* **AVAILABLE DATA**
- - -
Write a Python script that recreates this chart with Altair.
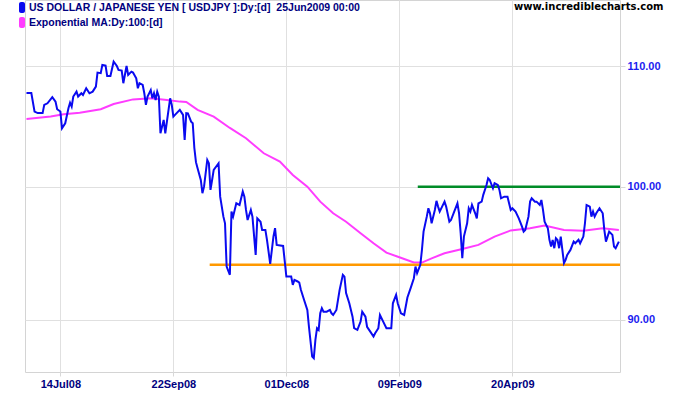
import altair as alt
import pandas as pd

# ---------------- data ----------------
usdjpy_dates = [
    "2008-06-23", "2008-06-26", "2008-06-28", "2008-06-30", "2008-07-03", "2008-07-04", "2008-07-06",
    "2008-07-09", "2008-07-11", "2008-07-12", "2008-07-14", "2008-07-15", "2008-07-17", "2008-07-19",
    "2008-07-20", "2008-07-21", "2008-07-22", "2008-07-24", "2008-07-25", "2008-07-27", "2008-07-28",
    "2008-07-30", "2008-08-01", "2008-08-03", "2008-08-05", "2008-08-06", "2008-08-08", "2008-08-09",
    "2008-08-11", "2008-08-12", "2008-08-14", "2008-08-16", "2008-08-18", "2008-08-19", "2008-08-21",
    "2008-08-22", "2008-08-24", "2008-08-25", "2008-08-27", "2008-08-28", "2008-08-30", "2008-08-31",
    "2008-09-01", "2008-09-03", "2008-09-04", "2008-09-05", "2008-09-06", "2008-09-08", "2008-09-09",
    "2008-09-10", "2008-09-11", "2008-09-12", "2008-09-13", "2008-09-14", "2008-09-16", "2008-09-17",
    "2008-09-18", "2008-09-20", "2008-09-21", "2008-09-22", "2008-09-23", "2008-09-26", "2008-09-28",
    "2008-09-29", "2008-09-30", "2008-10-01", "2008-10-03", "2008-10-04", "2008-10-05", "2008-10-06",
    "2008-10-07", "2008-10-09", "2008-10-10", "2008-10-11", "2008-10-13", "2008-10-14", "2008-10-15",
    "2008-10-16", "2008-10-17", "2008-10-20", "2008-10-21", "2008-10-23", "2008-10-24", "2008-10-25",
    "2008-10-27", "2008-10-28", "2008-10-29", "2008-10-31", "2008-11-02", "2008-11-04", "2008-11-05",
    "2008-11-06", "2008-11-07", "2008-11-09", "2008-11-10", "2008-11-12", "2008-11-13", "2008-11-15",
    "2008-11-16", "2008-11-18", "2008-11-19", "2008-11-21", "2008-11-23", "2008-11-24", "2008-11-25",
    "2008-11-29", "2008-12-01", "2008-12-04", "2008-12-05", "2008-12-06", "2008-12-08", "2008-12-09",
    "2008-12-10", "2008-12-12", "2008-12-14", "2008-12-15", "2008-12-17", "2008-12-18", "2008-12-19",
    "2008-12-20", "2008-12-21", "2008-12-22", "2008-12-23", "2008-12-24", "2008-12-26", "2008-12-28",
    "2008-12-29", "2008-12-30", "2009-01-01", "2009-01-03", "2009-01-05", "2009-01-06", "2009-01-07",
    "2009-01-09", "2009-01-11", "2009-01-12", "2009-01-14", "2009-01-16", "2009-01-17", "2009-01-19",
    "2009-01-20", "2009-01-22", "2009-01-24", "2009-01-25", "2009-01-27", "2009-01-28", "2009-01-30",
    "2009-02-01", "2009-02-04", "2009-02-05", "2009-02-07", "2009-02-08", "2009-02-10", "2009-02-12",
    "2009-02-14", "2009-02-16", "2009-02-18", "2009-02-19", "2009-02-20", "2009-02-22", "2009-02-23",
    "2009-02-24", "2009-02-26", "2009-02-27", "2009-02-28", "2009-03-01", "2009-03-03", "2009-03-04",
    "2009-03-05", "2009-03-06", "2009-03-09", "2009-03-10", "2009-03-12", "2009-03-13", "2009-03-15",
    "2009-03-17", "2009-03-18", "2009-03-19", "2009-03-20", "2009-03-21", "2009-03-23", "2009-03-24",
    "2009-03-25", "2009-03-26", "2009-03-28", "2009-03-29", "2009-03-30", "2009-04-01", "2009-04-02",
    "2009-04-04", "2009-04-05", "2009-04-06", "2009-04-08", "2009-04-09", "2009-04-11", "2009-04-12",
    "2009-04-13", "2009-04-15", "2009-04-17", "2009-04-19", "2009-04-20", "2009-04-22", "2009-04-24",
    "2009-04-26", "2009-04-27", "2009-04-28", "2009-04-30", "2009-05-01", "2009-05-02", "2009-05-04",
    "2009-05-05", "2009-05-07", "2009-05-08", "2009-05-09", "2009-05-10", "2009-05-12", "2009-05-13",
    "2009-05-14", "2009-05-15", "2009-05-16", "2009-05-17", "2009-05-18", "2009-05-19", "2009-05-20",
    "2009-05-21", "2009-05-22", "2009-05-23", "2009-05-24", "2009-05-26", "2009-05-28", "2009-05-29",
    "2009-05-31", "2009-06-01", "2009-06-03", "2009-06-04", "2009-06-05", "2009-06-07", "2009-06-08",
    "2009-06-09", "2009-06-10", "2009-06-11", "2009-06-13", "2009-06-15", "2009-06-16", "2009-06-17",
    "2009-06-18", "2009-06-19", "2009-06-21", "2009-06-22", "2009-06-23", "2009-06-25",
]
usdjpy_close = [
    107.70, 107.70, 106.13, 106.00, 106.00, 106.69, 106.83,
    107.35, 106.97, 106.33, 106.13, 104.73, 105.15, 106.41,
    106.88, 106.55, 107.40, 107.82, 107.40, 107.68, 107.54,
    108.11, 107.68, 107.82, 108.25, 109.46, 109.41, 110.12,
    110.06, 109.17, 109.17, 110.41, 110.03, 109.69, 109.63,
    108.54, 110.03, 109.26, 109.54, 109.46, 108.97, 108.11,
    108.54, 108.39, 107.68, 106.69, 107.40, 107.96, 107.25,
    107.68, 107.11, 107.82, 107.40, 104.32, 105.43, 104.32,
    105.29, 107.25, 106.70, 105.71, 105.85, 106.27, 105.85,
    103.77, 106.00, 105.98, 105.29, 105.15, 103.11, 101.96,
    101.47, 100.53, 99.48, 100.00, 102.14, 101.87, 99.74,
    100.53, 101.34, 101.87, 99.21, 97.65, 97.14, 93.86,
    93.25, 98.04, 97.65, 98.69, 98.56, 99.61, 99.21,
    98.17, 97.39, 98.17, 97.65, 94.74, 97.52, 97.26,
    96.63, 96.63, 95.87, 94.07, 96.12, 96.76, 95.49,
    95.41, 93.12, 93.12, 92.51, 92.88, 92.76, 92.68,
    92.15, 91.41, 90.69, 89.49, 87.40, 87.29, 88.56,
    89.39, 89.27, 90.45, 90.81, 90.57, 90.57, 90.69,
    90.45, 90.33, 90.69, 92.15, 93.25, 93.12, 91.91,
    91.17, 90.21, 89.39, 89.27, 89.86, 90.57, 90.21,
    89.49, 89.15, 88.80, 89.03, 89.39, 90.33, 89.86,
    89.39, 89.39, 91.17, 91.78, 91.17, 90.45, 90.33,
    91.59, 92.27, 93.00, 93.86, 93.37, 93.99, 95.11,
    96.50, 97.65, 98.30, 97.91, 97.14, 98.17, 98.88,
    98.43, 98.04, 98.82, 98.43, 97.26, 97.39, 98.04,
    98.69, 97.91, 96.38, 94.49, 96.12, 97.14, 98.30,
    98.04, 98.56, 97.91, 97.52, 98.69, 98.82, 99.35,
    100.13, 100.67, 100.53, 99.87, 100.27, 100.13, 99.74,
    99.08, 99.21, 99.20, 98.17, 98.30, 98.04, 97.52,
    96.88, 96.50, 96.63, 97.65, 98.82, 99.08, 98.82,
    98.82, 98.56, 98.95, 98.17, 97.26, 96.76, 95.87,
    95.36, 95.87, 95.24, 96.00, 95.87, 95.24, 96.12,
    95.11, 94.12, 94.36, 94.74, 95.11, 95.74, 95.61,
    95.87, 95.61, 96.12, 97.14, 98.56, 98.43, 97.65,
    98.04, 97.65, 97.91, 98.30, 97.91, 96.63, 95.74,
    96.12, 96.50, 96.25, 95.36, 95.24, 95.74,
]

ema_dates = [
    "2008-06-23", "2008-07-08", "2008-07-16", "2008-07-26", "2008-08-08", "2008-08-16", "2008-08-28",
    "2008-09-08", "2008-09-18", "2008-09-26", "2008-09-30", "2008-10-07", "2008-10-17", "2008-10-27",
    "2008-11-06", "2008-11-17", "2008-11-27", "2008-12-05", "2008-12-14", "2008-12-22", "2008-12-30",
    "2009-01-07", "2009-01-16", "2009-01-24", "2009-02-01", "2009-02-09", "2009-02-18", "2009-02-23",
    "2009-03-01", "2009-03-09", "2009-03-20", "2009-03-30", "2009-04-09", "2009-04-19", "2009-05-01",
    "2009-05-10", "2009-05-22", "2009-06-03", "2009-06-15", "2009-06-25",
]
ema_values = [
    105.51, 105.71, 105.91, 106.04, 106.33, 106.77, 107.16,
    107.25, 107.11, 106.97, 106.94, 106.27, 105.71, 104.76,
    103.91, 102.68, 102.00, 100.93, 100.00, 98.82, 97.91,
    97.26, 96.38, 95.61, 94.91, 94.56, 94.17, 94.16,
    94.48, 94.86, 95.18, 95.49, 96.12, 96.59, 96.76,
    96.96, 96.63, 96.57, 96.76, 96.63,
]

support_level = 94.00
support_start = "2008-10-14T12:00:00Z"
resistance_level = 100.00
resistance_start = "2009-02-20T10:00:00Z"
lines_end = "2009-06-25T17:00:00Z"

x_tick_dates = ["2008-07-14", "2008-09-22", "2008-12-01", "2009-02-09", "2009-04-20"]
y_tick_values = [90, 100, 110]
y_domain = [86.34, 115.94]

title_line1 = "US DOLLAR / JAPANESE YEN [ USDJPY ]:Dy:[d]\u00a0 25Jun2009 00:00"
title_line2 = "Exponential MA:Dy:100:[d]"
site_text = "www.incrediblecharts.com"

# ---------------- chart ----------------
FONT = "Liberation Sans"


def dt(s):
    t = pd.Timestamp(s)
    return alt.DateTime(year=t.year, month=t.month, date=t.day,
                        hours=t.hour, minutes=t.minute, utc=True)


x_scale = alt.Scale(type="utc", domain=[dt("2008-06-22T02:00"), dt("2009-06-25T17:00")])
x_axis = alt.Axis(values=[dt(d) for d in x_tick_dates],
                  labelExpr="utcFormat(datum.value, '%d%b%y')",
                  title=None, grid=True, gridColor="#e0e0e0", tickColor="#d8d8d8",
                  tickSize=4, domain=False, labelColor="#000080", labelFont=FONT,
                  labelFontSize=11, labelFontWeight="bold", labelPadding=2)
y_scale = alt.Scale(type="log", domain=y_domain, nice=False, zero=False)
y_axis = alt.Axis(orient="right", values=y_tick_values, format=".2f", title=None,
                  grid=True, gridColor="#e0e0e0", tickColor="#d8d8d8", tickSize=5,
                  domain=False, labelColor="#1c1cf0", labelFont=FONT, labelFontSize=11,
                  labelFontWeight="bold", labelPadding=2)

X = alt.X("date:T", scale=x_scale, axis=x_axis)
Y = alt.Y("price:Q", scale=y_scale, axis=y_axis)

price_df = pd.DataFrame({"date": usdjpy_dates, "price": usdjpy_close})
ema_df = pd.DataFrame({"date": ema_dates, "price": ema_values})
rules_df = pd.DataFrame({
    "date": [support_start, resistance_start],
    "date2": [lines_end, lines_end],
    "price": [support_level, resistance_level],
    "kind": ["support", "resistance"],
})

ema_line = alt.Chart(ema_df).mark_line(color="#ff3cff", strokeWidth=2).encode(x=X, y=Y)
price_line = alt.Chart(price_df).mark_line(color="#0a0af0", strokeWidth=2).encode(x=X, y=Y)
rules = alt.Chart(rules_df).mark_rule(strokeWidth=2.5).encode(
    x=X, x2="date2:T", y=Y,
    color=alt.Color("kind:N", scale=alt.Scale(domain=["support", "resistance"],
                                               range=["#ff9900", "#008c28"]), legend=None),
)

text1 = alt.Chart(pd.DataFrame({"t": [title_line1]})).mark_text(
    align="left", baseline="middle", font=FONT, fontSize=10.5, fontWeight="bold", color="#000080"
).encode(x=alt.value(4), y=alt.value(8), text="t:N")
text2 = alt.Chart(pd.DataFrame({"t": [title_line2]})).mark_text(
    align="left", baseline="middle", font=FONT, fontSize=10.5, fontWeight="bold", color="#000080"
).encode(x=alt.value(4), y=alt.value(23), text="t:N")
site = alt.Chart(pd.DataFrame({"t": [site_text]})).mark_text(
    align="left", baseline="middle", font="DejaVu Sans", fontSize=10, fontWeight="bold",
    color="#000000"
).encode(x=alt.value(489), y=alt.value(7), text="t:N")
swatch1 = alt.Chart(pd.DataFrame({"k": [1]})).mark_rect(color="#0a0af0", cornerRadius=2).encode(
    x=alt.value(-6), x2=alt.value(0), y=alt.value(2), y2=alt.value(13))
swatch2 = alt.Chart(pd.DataFrame({"k": [1]})).mark_rect(color="#ff3cff", cornerRadius=2).encode(
    x=alt.value(-6), x2=alt.value(0), y=alt.value(17), y2=alt.value(28))

chart = alt.layer(
    ema_line, rules, price_line, swatch1, swatch2, text1, text2, site
).properties(
    width=595, height=372,
    autosize=alt.AutoSizeParams(type="none"),
    padding={"left": 25, "top": 0, "right": 55, "bottom": 23},
    background="white",
).configure_view(
    stroke="#d4d4d4", strokeWidth=1
)

chart.save("out.html", embed_options={"renderer": "svg", "actions": False})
- - -
* **GIVEN EXERCISE**
The lines from the start of the data through the line that contains "import pandas as pd" are to be returned exactly, please, with both ends included and every picture left out.

* **SOLUTION**
Write a Python script that recreates this chart with Altair.
import altair as alt
import pandas as pd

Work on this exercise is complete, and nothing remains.